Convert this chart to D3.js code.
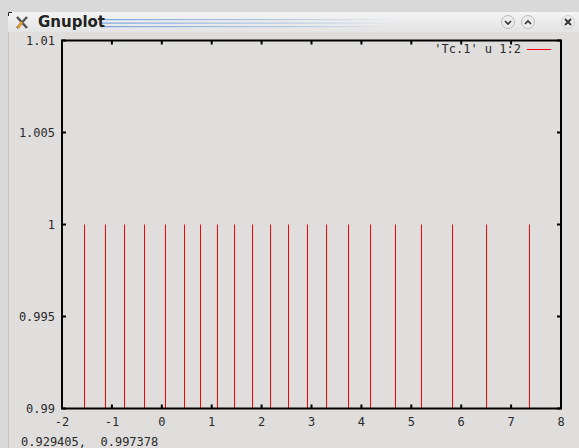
<html>
<head>
<script src="https://cdn.jsdelivr.net/npm/d3@7"></script>
<style>
  body { margin: 0; background: #d9d9d9; }
  text { font-family: "DejaVu Sans Mono", monospace; font-size: 12px; fill: #2a2a2a; white-space: pre; }
</style>
</head>
<body>
<svg id="vis"></svg>
<script>
// impulse positions (column 1), all at value 1 (column 2)
const xs = [-1.554, -1.14, -0.754, -0.36, 0.066, 0.44, 0.774, 1.114, 1.446, 1.806,
            2.166, 2.534, 2.906, 3.294, 3.726, 4.166, 4.666, 5.2, 5.806, 6.494, 7.366];
const ys = xs.map(() => 1);
const xTicks = [-2, -1, 0, 1, 2, 3, 4, 5, 6, 7, 8];
const yTicks = [0.99, 0.995, 1, 1.005, 1.01];
const legendLabel = "'Tc.1' u 1:2";
const statusText = "0.929405,  0.997378";

const W = 579, H = 448;
const svg = d3.select('#vis').attr('width', W).attr('height', H);

// window frame
svg.append('rect').attr('x', 0).attr('y', 0).attr('width', W).attr('height', H).attr('fill', '#d9d9d9');
svg.append('rect').attr('x', 8).attr('y', 32).attr('width', W - 8).attr('height', H - 32).attr('fill', '#dfdedd');
svg.append('line').attr('x1', 8.5).attr('x2', 8.5).attr('y1', 12).attr('y2', H)
  .attr('stroke', '#c4c4c4');

// title bar
let defs = svg.append('defs');
let grad = defs.append('linearGradient').attr('id', 'tb')
  .attr('x1', 0).attr('x2', 0).attr('y1', 0).attr('y2', 1);
grad.append('stop').attr('offset', '0%').attr('stop-color', '#f4f4f4');
grad.append('stop').attr('offset', '100%').attr('stop-color', '#e4e4e4');
let sg = defs.append('linearGradient').attr('id', 'stripe');
sg.append('stop').attr('offset', '0%').attr('stop-color', '#6a9ee0').attr('stop-opacity', 0.9);
sg.append('stop').attr('offset', '60%').attr('stop-color', '#8ab0e0').attr('stop-opacity', 0.6);
sg.append('stop').attr('offset', '100%').attr('stop-color', '#8ab0e0').attr('stop-opacity', 0);

svg.append('rect').attr('x', 8).attr('y', 12).attr('width', W - 8).attr('height', 20).attr('fill', 'url(#tb)');
svg.append('path').attr('d', 'M8.5,16 V12.5 H12').attr('fill', 'none').attr('stroke', '#222').attr('stroke-width', 1);
[19.5, 23, 26.5].forEach(yy => {
  svg.append('rect').attr('x', 100).attr('y', yy - 0.5).attr('width', 300).attr('height', 1.2)
    .attr('fill', 'url(#stripe)');
});
// X icon
svg.append('path').attr('d', 'M17,17 L27,28 M27,17 L17,28').attr('stroke', '#555').attr('stroke-width', 2.5);
svg.append('path').attr('d', 'M18,28 L22,22').attr('stroke', '#e89a2a').attr('stroke-width', 2.5);
svg.append('text').attr('x', 38).attr('y', 27).text('Gnuplot')
  .style('font-family', '"DejaVu Sans", sans-serif').style('font-weight', 'bold')
  .style('font-size', '15px').style('fill', '#222');
// buttons
[[508, 'M505,21 l3,3 l3,-3'], [528, 'M525,24 l3,-3 l3,3']].forEach(([cx, d]) => {
  svg.append('circle').attr('cx', cx).attr('cy', 22).attr('r', 6.5)
    .attr('fill', '#ececec').attr('stroke', '#bbb');
  svg.append('path').attr('d', d).attr('fill', 'none').attr('stroke', '#333').attr('stroke-width', 1.6);
});
svg.append('circle').attr('cx', 568).attr('cy', 22).attr('r', 6.5).attr('fill', '#ececec').attr('stroke', '#ccc');
svg.append('path').attr('d', 'M565,19 l6,6 M571,19 l-6,6').attr('stroke', '#333').attr('stroke-width', 1.8);

// plot
const pLeft = 62, pRight = 561, pTop = 40.5, pBottom = 408.5;
const x = d3.scaleLinear().domain([-2, 8]).range([pLeft, pRight]);
const y = d3.scaleLinear().domain([0.99, 1.01]).range([pBottom, pTop]);

const data = xs.map((v, i) => ({x: v, y: ys[i]}));
svg.selectAll('.imp').data(data).enter().append('line')
  .attr('class', 'imp')
  .attr('x1', d => Math.round(x(d.x)) + 0.5)
  .attr('x2', d => Math.round(x(d.x)) + 0.5)
  .attr('y1', y(0.99))
  .attr('y2', d => y(d.y))
  .attr('stroke', '#ff0000').attr('stroke-width', 1);

// ticks, inward on all four sides
const tl = 4;
xTicks.forEach(t => {
  svg.append('line').attr('x1', x(t)).attr('x2', x(t)).attr('y1', pBottom).attr('y2', pBottom - tl)
    .attr('stroke', '#000').attr('stroke-width', 2);
  svg.append('line').attr('x1', x(t)).attr('x2', x(t)).attr('y1', pTop).attr('y2', pTop + tl)
    .attr('stroke', '#000').attr('stroke-width', 2);
  svg.append('text').attr('x', x(t)).attr('y', 426).attr('text-anchor', 'middle').text(t);
});
yTicks.forEach(t => {
  svg.append('line').attr('x1', pLeft).attr('x2', pLeft + tl).attr('y1', y(t)).attr('y2', y(t))
    .attr('stroke', '#000').attr('stroke-width', 2);
  svg.append('line').attr('x1', pRight).attr('x2', pRight - tl).attr('y1', y(t)).attr('y2', y(t))
    .attr('stroke', '#000').attr('stroke-width', 2);
  svg.append('text').attr('x', 55).attr('y', y(t) + 4).attr('text-anchor', 'end').text(t);
});

svg.append('rect').attr('x', pLeft).attr('y', pTop).attr('width', pRight - pLeft).attr('height', pBottom - pTop)
  .attr('fill', 'none').attr('stroke', '#000').attr('stroke-width', 2);

// key
svg.append('text').attr('x', 521).attr('y', 53).attr('text-anchor', 'end').text(legendLabel);
svg.append('line').attr('x1', 527).attr('x2', 551).attr('y1', 49.5).attr('y2', 49.5)
  .attr('stroke', '#ff0000').attr('stroke-width', 1);

// status line
svg.append('text').attr('x', 21).attr('y', 446).text(statusText);
</script>
</body>
</html>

::::::::::

> [WHAT YOU ARE ASKED TO DO] Reproduce each line exactly, please, except for any pictures.

> [FULL OUTPUT]
Convert this chart to D3.js code.
<html>
<head>
<script src="https://cdn.jsdelivr.net/npm/d3@7"></script>
<style>
  body { margin: 0; background: #d9d9d9; }
  text { font-family: "DejaVu Sans Mono", monospace; font-size: 12px; fill: #2a2a2a; white-space: pre; }
</style>
</head>
<body>
<svg id="vis"></svg>
<script>
// impulse positions (column 1), all at value 1 (column 2)
const xs = [-1.554, -1.14, -0.754, -0.36, 0.066, 0.44, 0.774, 1.114, 1.446, 1.806,
            2.166, 2.534, 2.906, 3.294, 3.726, 4.166, 4.666, 5.2, 5.806, 6.494, 7.366];
const ys = xs.map(() => 1);
const xTicks = [-2, -1, 0, 1, 2, 3, 4, 5, 6, 7, 8];
const yTicks = [0.99, 0.995, 1, 1.005, 1.01];
const legendLabel = "'Tc.1' u 1:2";
const statusText = "0.929405,  0.997378";

const W = 579, H = 448;
const svg = d3.select('#vis').attr('width', W).attr('height', H);

// window frame
svg.append('rect').attr('x', 0).attr('y', 0).attr('width', W).attr('height', H).attr('fill', '#d9d9d9');
svg.append('rect').attr('x', 8).attr('y', 32).attr('width', W - 8).attr('height', H - 32).attr('fill', '#dfdedd');
svg.append('line').attr('x1', 8.5).attr('x2', 8.5).attr('y1', 12).attr('y2', H)
  .attr('stroke', '#c4c4c4');

// title bar
let defs = svg.append('defs');
let grad = defs.append('linearGradient').attr('id', 'tb')
  .attr('x1', 0).attr('x2', 0).attr('y1', 0).attr('y2', 1);
grad.append('stop').attr('offset', '0%').attr('stop-color', '#f4f4f4');
grad.append('stop').attr('offset', '100%').attr('stop-color', '#e4e4e4');
let sg = defs.append('linearGradient').attr('id', 'stripe');
sg.append('stop').attr('offset', '0%').attr('stop-color', '#6a9ee0').attr('stop-opacity', 0.9);
sg.append('stop').attr('offset', '60%').attr('stop-color', '#8ab0e0').attr('stop-opacity', 0.6);
sg.append('stop').attr('offset', '100%').attr('stop-color', '#8ab0e0').attr('stop-opacity', 0);

svg.append('rect').attr('x', 8).attr('y', 12).attr('width', W - 8).attr('height', 20).attr('fill', 'url(#tb)');
svg.append('path').attr('d', 'M8.5,16 V12.5 H12').attr('fill', 'none').attr('stroke', '#222').attr('stroke-width', 1);
[19.5, 23, 26.5].forEach(yy => {
  svg.append('rect').attr('x', 100).attr('y', yy - 0.5).attr('width', 300).attr('height', 1.2)
    .attr('fill', 'url(#stripe)');
});
// X icon
svg.append('path').attr('d', 'M17,17 L27,28 M27,17 L17,28').attr('stroke', '#555').attr('stroke-width', 2.5);
svg.append('path').attr('d', 'M18,28 L22,22').attr('stroke', '#e89a2a').attr('stroke-width', 2.5);
svg.append('text').attr('x', 38).attr('y', 27).text('Gnuplot')
  .style('font-family', '"DejaVu Sans", sans-serif').style('font-weight', 'bold')
  .style('font-size', '15px').style('fill', '#222');
// buttons
[[508, 'M505,21 l3,3 l3,-3'], [528, 'M525,24 l3,-3 l3,3']].forEach(([cx, d]) => {
  svg.append('circle').attr('cx', cx).attr('cy', 22).attr('r', 6.5)
    .attr('fill', '#ececec').attr('stroke', '#bbb');
  svg.append('path').attr('d', d).attr('fill', 'none').attr('stroke', '#333').attr('stroke-width', 1.6);
});
svg.append('circle').attr('cx', 568).attr('cy', 22).attr('r', 6.5).attr('fill', '#ececec').attr('stroke', '#ccc');
svg.append('path').attr('d', 'M565,19 l6,6 M571,19 l-6,6').attr('stroke', '#333').attr('stroke-width', 1.8);

// plot
const pLeft = 62, pRight = 561, pTop = 40.5, pBottom = 408.5;
const x = d3.scaleLinear().domain([-2, 8]).range([pLeft, pRight]);
const y = d3.scaleLinear().domain([0.99, 1.01]).range([pBottom, pTop]);

const data = xs.map((v, i) => ({x: v, y: ys[i]}));
svg.selectAll('.imp').data(data).enter().append('line')
  .attr('class', 'imp')
  .attr('x1', d => Math.round(x(d.x)) + 0.5)
  .attr('x2', d => Math.round(x(d.x)) + 0.5)
  .attr('y1', y(0.99))
  .attr('y2', d => y(d.y))
  .attr('stroke', '#ff0000').attr('stroke-width', 1);

// ticks, inward on all four sides
const tl = 4;
xTicks.forEach(t => {
  svg.append('line').attr('x1', x(t)).attr('x2', x(t)).attr('y1', pBottom).attr('y2', pBottom - tl)
    .attr('stroke', '#000').attr('stroke-width', 2);
  svg.append('line').attr('x1', x(t)).attr('x2', x(t)).attr('y1', pTop).attr('y2', pTop + tl)
    .attr('stroke', '#000').attr('stroke-width', 2);
  svg.append('text').attr('x', x(t)).attr('y', 426).attr('text-anchor', 'middle').text(t);
});
yTicks.forEach(t => {
  svg.append('line').attr('x1', pLeft).attr('x2', pLeft + tl).attr('y1', y(t)).attr('y2', y(t))
    .attr('stroke', '#000').attr('stroke-width', 2);
  svg.append('line').attr('x1', pRight).attr('x2', pRight - tl).attr('y1', y(t)).attr('y2', y(t))
    .attr('stroke', '#000').attr('stroke-width', 2);
  svg.append('text').attr('x', 55).attr('y', y(t) + 4).attr('text-anchor', 'end').text(t);
});

svg.append('rect').attr('x', pLeft).attr('y', pTop).attr('width', pRight - pLeft).attr('height', pBottom - pTop)
  .attr('fill', 'none').attr('stroke', '#000').attr('stroke-width', 2);

// key
svg.append('text').attr('x', 521).attr('y', 53).attr('text-anchor', 'end').text(legendLabel);
svg.append('line').attr('x1', 527).attr('x2', 551).attr('y1', 49.5).attr('y2', 49.5)
  .attr('stroke', '#ff0000').attr('stroke-width', 1);

// status line
svg.append('text').attr('x', 21).attr('y', 446).text(statusText);
</script>
</body>
</html>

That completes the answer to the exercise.